The high prevalence of suicide cases, particularly among ordinary prisoners, reveal the intensity of rights violations they are subjected to and the fact that conditions in prisons infringe upon the inherent dignity of the human person. Authorities need to take preventive measures in such suicide cases, improve the conditions that drive people to suicide, initiate investigations into those involved in acts of violence, and to eliminate the reasons thereof. Driving a person to suicide is a criminal offense that is proscribed under Article 84 § 1 of the Turkish Penal Code (TPC). Moreover, third parties cannot commit an act that would damage the interest of a person by violating their bodily integrity; this is a criminal offense under Articles 81, 82, 84, and 87 of the TPC.

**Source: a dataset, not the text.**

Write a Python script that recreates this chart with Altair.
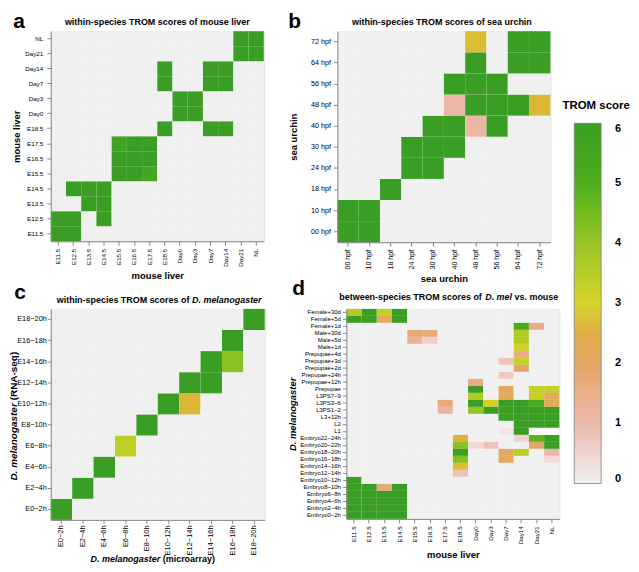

All these mortality cases were in fact preventable. Authorities should take necessary measures to prevent such cases in prisons, which are on the rise and became prevalent, grant the right to access to healthcare, and thoroughly provide all conditions in line with the inherent dignity of the human person to protect bodily and psychological integrity of persons. The Human Rights Association urges authorities to protect the right to life without exceptions that is guaranteed under both domestic law and international conventions and covenants, and to take all necessary measures to this end. Moreover, prisons should be made available for the monitoring of civil society organizations. İHD also calls on the Human Rights and Equality Institution of Turkey, the Ombudsman, and the Human Rights Inquiry Committee of the Grand National Assembly of Turkey to operate their monitoring mechanisms more effectively, and on political parties to take on more initiative about this matter.